Allerdings, und das sagt ja auch Doomfighter, ist das enorm teuer. Bloß, um den Verbrechern die Hölle auf Erden zu bringen, finde ich das Geld ebenfalls verschwendet. Aber wieviele von diesen Schwerverbrechern passen wieder in das Schema eines zur Einsicht nicht fähigen, geistesgestörten und hochgefährlichen Menschen und müssten dann, nach meiner Ansicht, auch getötet werden? Wenige, sehr wenige eigentlich. Die meisten sind Amokläufer oder Mörder, die durchaus intelligent und einsichtig sein könnten, wenn man ihnen die Chance gewährte. Und Amokläufer und Beziehungstäter ... sie sind nicht von grundauf geistesgestört, sondern einfach schlecht erzogen oder haben zuviele Konflikte mit zuviel Gewalt erfahren, was sie nicht standhalten konnten.
Wir befinden uns in einem moralischen Dilemma, wollte man die Moral als bestimmende Instanz (und das wollen wir ja offensichtlich) hinzuziehen. Aber man sollte sich wirklich noch einmal vor Augen führen, ob es Strafe an sich bringt:
Lest nochmal meinen Beitrag weiter oben: Strafe kann, wenn es keine tödliche oder lebenslange Strafe ist, natürlich als Lektion herhalten. Aber unter den Bedingungen, unter denen die Inhaftierten zu leiden haben, sind sie gar nicht in der Lage, klar zu beurteilen, was sie getan haben und weshalb sie bestraft wurden, und daher ist das ganze keine Lektion, sondern einfach staatliche Rache im Namen der Opfer. Sieht man ja allein an der extrem hohen Rückfallquote bei den Entlassenen.
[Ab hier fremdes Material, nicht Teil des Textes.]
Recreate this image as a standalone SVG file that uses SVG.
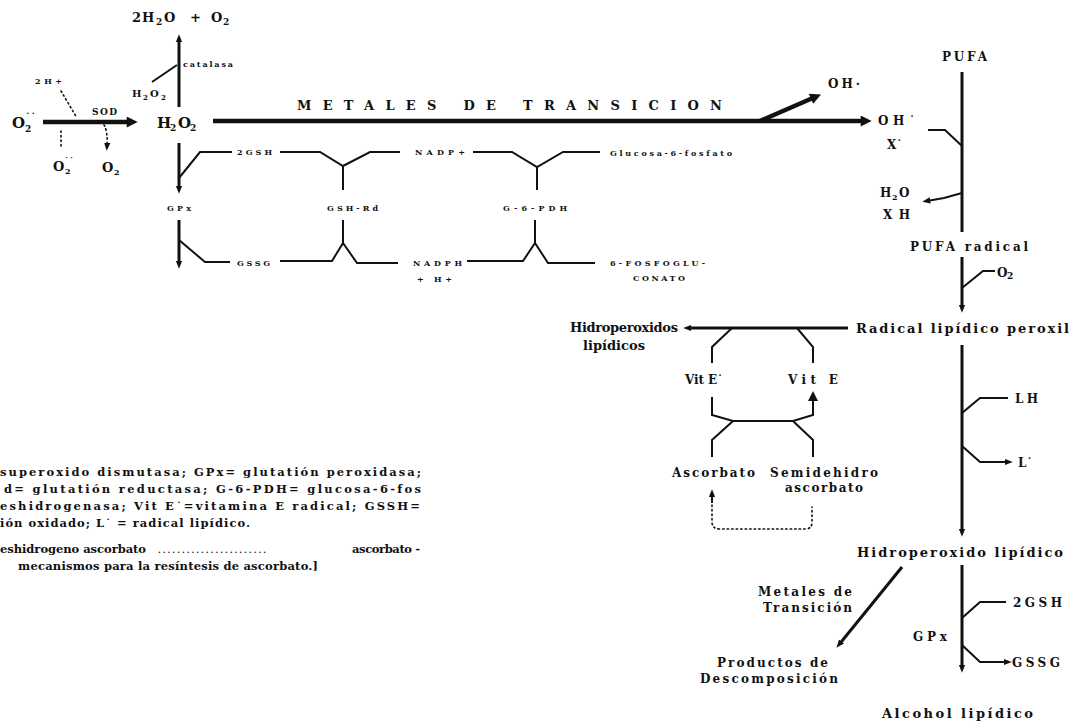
<svg xmlns="http://www.w3.org/2000/svg" width="1072" height="727" viewBox="0 0 1072 727">
<defs>
<style>
text{font-family:"DejaVu Serif","Liberation Serif",serif;font-weight:bold;fill:#111}
.s{font-size:8px}
.m{font-size:12px}
.l{font-size:13px}
.xl{font-size:15px}
.lg{font-size:11.5px}
.ln{stroke:#111;stroke-width:2;fill:none}
.md{stroke:#111;stroke-width:3;fill:none}
.tk{stroke:#111;stroke-width:4.5;fill:none}
.dt{stroke:#111;stroke-width:1.6;fill:none;stroke-dasharray:1.5 3;stroke-linecap:round}
</style>
<marker id="ah" viewBox="0 0 10 10" refX="4" refY="5" markerWidth="8" markerHeight="8" markerUnits="userSpaceOnUse" orient="auto"><path d="M0,1 L10,5 L0,9 z" fill="#111"/></marker>
<marker id="ahm" viewBox="0 0 10 10" refX="4" refY="5" markerWidth="10" markerHeight="10" markerUnits="userSpaceOnUse" orient="auto"><path d="M0,0 L10,5 L0,10 z" fill="#111"/></marker>
<marker id="ahb" viewBox="0 0 10 10" refX="3" refY="5" markerWidth="13" markerHeight="11" markerUnits="userSpaceOnUse" orient="auto"><path d="M0,0 L10,5 L0,10 z" fill="#111"/></marker>
</defs>
<rect width="1072" height="727" fill="#fff"/>

<g id="connectors">
  <path class="tk" d="M43,122 H130" marker-end="url(#ahb)"/>
  <path class="dt" d="M61,91 L77,118"/>
  <path class="dt" d="M61,131 V148"/>
  <path class="dt" d="M104,125 Q108,132 107,146" marker-end="url(#ah)"/>
  <path class="md" d="M179,107 V39" marker-end="url(#ah)"/>
  <path class="ln" d="M152,82 L177,65"/>
  <path class="tk" d="M213,121 H864" marker-end="url(#ahb)"/>
  <path class="tk" d="M760,121 L814,97.5" marker-end="url(#ahb)"/>
  <path class="md" d="M179,143 V189" marker-end="url(#ah)"/>
  <path class="ln" d="M179,178 L200,152 H232"/>
  <path class="md" d="M179,220 V264" marker-end="url(#ah)"/>
  <path class="ln" d="M179,240 L205,262 H230"/>
  <path class="ln" d="M280,152 H320 L343,166 L370,152 H400"/>
  <path class="ln" d="M343,166 V190"/>
  <path class="ln" d="M473,152 H512 L537,167 L563,152 H600"/>
  <path class="ln" d="M537,167 V190"/>
  <path class="ln" d="M280,261 H332 L343,243 L357,263 H398"/>
  <path class="ln" d="M343,243 V220"/>
  <path class="ln" d="M467,261 H523 L535,243 L548,263 H595"/>
  <path class="ln" d="M535,243 V220"/>
  <path class="md" d="M962,72 V232"/>
  <path class="ln" d="M928,130 H945 L962,146"/>
  <path class="ln" d="M962,193 L944,198 L927,201" marker-end="url(#ah)"/>
  <path class="md" d="M962,257 V308" marker-end="url(#ah)"/>
  <path class="ln" d="M962,288 L983,271 H995"/>
  <path class="md" d="M962,345 V532" marker-end="url(#ah)"/>
  <path class="ln" d="M962,413 L980,398 H1008"/>
  <path class="ln" d="M962,446 L980,462 H1008" marker-end="url(#ah)"/>
  <path class="md" d="M962,565 V668" marker-end="url(#ah)"/>
  <path class="ln" d="M962,618 L980,602 H1006"/>
  <path class="ln" d="M962,645 L980,662 H1007" marker-end="url(#ah)"/>
  <path class="md" d="M848,328 H688" marker-end="url(#ah)"/>
  <path class="ln" d="M732,328 L712,347 V363"/>
  <path class="ln" d="M797,328 L813,347 V363"/>
  <path class="ln" d="M712,397 V415 L733,421 H793 L813,415 V397" marker-end="url(#ahm)"/>
  <path class="ln" d="M733,421 L712,440 V457"/>
  <path class="ln" d="M793,421 L813,440 V457"/>
  <path class="ln" d="M712,503 V494" marker-end="url(#ah)"/>
  <path class="dt" d="M712,505 V522 Q712,529 720,529 H805 Q812,529 812,522 V507"/>
  <path class="md" d="M902,567 L839.5,644" marker-end="url(#ah)"/>
</g>

<g id="n-h2o-o2"><text class="l" y="22"><tspan x="132">2</tspan><tspan x="142">H</tspan><tspan x="156" dy="3" font-size="9">2</tspan><tspan x="164" dy="-3">O</tspan><tspan x="190">+</tspan><tspan x="211">O</tspan><tspan x="223" dy="3" font-size="9">2</tspan></text></g>
<g id="n-catalasa"><text class="s" x="183" y="67" textLength="50">catalasa</text></g>
<g id="n-h2o2-small"><text font-size="10" y="97"><tspan x="132">H</tspan><tspan x="143" dy="3" font-size="7">2</tspan><tspan x="150" dy="-3">O</tspan><tspan x="161" dy="3" font-size="7">2</tspan></text></g>
<g id="n-2h"><text class="s" x="35" y="84" textLength="27">2H+</text></g>
<g id="n-sod"><text font-size="9" x="92" y="115" textLength="25">SOD</text></g>
<g id="n-o2rad"><text class="xl" y="128"><tspan x="12">O</tspan><tspan x="25" dy="-7" font-size="11">˙˙</tspan><tspan x="25" dy="11" font-size="9">2</tspan></text></g>
<g id="n-o2rad2"><text class="l" y="171"><tspan x="53">O</tspan><tspan x="64" dy="-7" font-size="10">˙˙</tspan><tspan x="65" dy="10" font-size="8">2</tspan></text></g>
<g id="n-o2"><text class="l" y="172"><tspan x="102">O</tspan><tspan x="114" dy="3" font-size="8">2</tspan></text></g>
<g id="n-h2o2"><text class="xl" y="128"><tspan x="157">H</tspan><tspan x="170" dy="3" font-size="9">2</tspan><tspan x="178" dy="-3">O</tspan><tspan x="190" dy="3" font-size="9">2</tspan></text></g>
<g id="n-metales"><text class="l" x="297" y="110" textLength="425">METALES DE TRANSICION</text></g>
<g id="n-oh1"><text class="m" x="828" y="88" textLength="32">OH·</text></g>
<g id="n-oh2"><text class="m" x="878" y="125" textLength="37">OH˙</text></g>
<g id="n-x"><text class="m" x="887" y="149">X˙</text></g>
<g id="n-pufa"><text class="m" x="942" y="61" textLength="45">PUFA</text></g>
<g id="n-h2o"><text class="m" y="197"><tspan x="880">H</tspan><tspan x="892" dy="3" font-size="8">2</tspan><tspan x="899" dy="-3">O</tspan></text></g>
<g id="n-xh"><text class="m" x="883" y="219" textLength="27">XH</text></g>
<g id="n-pufarad"><text class="m" x="910" y="251" textLength="118">PUFA radical</text></g>
<g id="n-o2r"><text class="m" y="277"><tspan x="997">O</tspan><tspan x="1007" dy="2" font-size="9">2</tspan></text></g>
<g id="n-peroxil"><text class="l" x="856" y="333" textLength="213">Radical lipídico peroxil</text></g>
<g id="n-hidroperoxidos"><text class="l" x="570" y="332" textLength="108">Hidroperoxidos</text><text class="l" x="583" y="350" textLength="62">lipídicos</text></g>
<g id="n-vite-rad"><text class="m" x="685" y="384" textLength="38">Vit E˙</text></g>
<g id="n-vite"><text class="m" x="788" y="384" textLength="50">Vit E</text></g>
<g id="n-ascorbato"><text class="m" x="672" y="477" textLength="83">Ascorbato</text></g>
<g id="n-semidehidro"><text class="m" x="770" y="477" textLength="108">Semidehidro</text><text class="m" x="785" y="492" textLength="78">ascorbato</text></g>
<g id="n-lh"><text class="m" x="1015" y="403" textLength="23">LH</text></g>
<g id="n-l"><text class="m" x="1018" y="467">L˙</text></g>
<g id="n-hidroperoxido"><text class="l" x="857" y="557" textLength="206">Hidroperoxido lipídico</text></g>
<g id="n-metales2"><text class="m" x="758" y="596" textLength="94">Metales de</text><text class="m" x="763" y="612" textLength="89">Transición</text></g>
<g id="n-2gsh-r"><text class="m" x="1013" y="607" textLength="49">2GSH</text></g>
<g id="n-gpx-r"><text class="m" x="913" y="641" textLength="34">GPx</text></g>
<g id="n-gssg-r"><text class="m" x="1012" y="667" textLength="48">GSSG</text></g>
<g id="n-productos"><text class="m" x="717" y="667" textLength="111">Productos de</text><text class="m" x="700" y="683" textLength="138">Descomposición</text></g>
<g id="n-alcohol"><text class="l" x="882" y="718" textLength="151">Alcohol lipídico</text></g>

<g id="n-2gsh"><text class="s" x="237" y="155" textLength="35">2GSH</text></g>
<g id="n-nadp"><text class="s" x="415" y="155" textLength="50">NADP+</text></g>
<g id="n-g6p"><text class="s" x="610" y="156" textLength="122">Glucosa-6-fosfato</text></g>
<g id="n-gpx"><text class="s" x="167" y="211" textLength="24">GPx</text></g>
<g id="n-gshrd"><text class="s" x="327" y="211" textLength="51">GSH-Rd</text></g>
<g id="n-g6pdh"><text class="s" x="503" y="211" textLength="64">G-6-PDH</text></g>
<g id="n-gssg"><text class="s" x="237" y="266" textLength="33">GSSG</text></g>
<g id="n-nadph"><text class="s" x="413" y="266" textLength="49">NADPH</text><text class="s" x="417" y="282" textLength="35">+ H+</text></g>
<g id="n-6pg"><text class="s" x="610" y="266" textLength="95">6-FOSFOGLU-</text><text class="s" x="633" y="281" textLength="52">CONATO</text></g>

<g id="legend">
  <text class="lg" x="0" y="476" textLength="421">superoxido dismutasa; GPx= glutatión peroxidasa;</text>
  <text class="lg" x="4" y="493" textLength="417">d= glutatión reductasa; G-6-PDH= glucosa-6-fos</text>
  <text class="lg" x="0" y="510" textLength="420">eshidrogenasa; Vit E˙=vitamina E radical; GSSH=</text>
  <text class="lg" x="0" y="527" textLength="250">ión oxidado; L˙ = radical lipídico.</text>
  <text class="lg" x="0" y="553" textLength="146">eshidrogeno ascorbato</text>
  <text class="s" x="158" y="553" textLength="108" font-weight="normal">.......................</text>
  <text class="lg" x="352" y="553" textLength="68">ascorbato -</text>
  <text class="lg" x="18" y="570" textLength="300">mecanismos para la resíntesis de ascorbato.]</text>
</g>
</svg>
Und auch der Abschreckungscharakter ist irgendwie nicht mehr da. Jene Leute, die besonders häufig inhaftiert werden, sind gleichsam jene, bei denen die Hemmschwelle zum Verbrechen besonders gering ist. Wenn die Hemmschwelle niedriger liegt als die Angst vor Strafe, wird das Verbrechen begangen. Dann nützt die Abschreckung nichts weiter. Was also soll auch dieser Aspekt bringen, wenn er faktisch gar nicht gegeben ist?
Ich bin ein leidenschaftlicher Verfechter von Resozialisierung, und wollte man tatsächlich moralisch korrekt vorgehen, dann ist dies der einzig gangbare und korrekte Weg. Ich glaube, die Reife unserer Gesellschaft hängt insbesondere davon ab, wie vernunftgeleitet sie tatsächlich mit ihren Problemgruppen umgeht ... und Strafe für Verbrecher, die niemandem wirklich etwas bringt ... ist das vernunftgeleitet?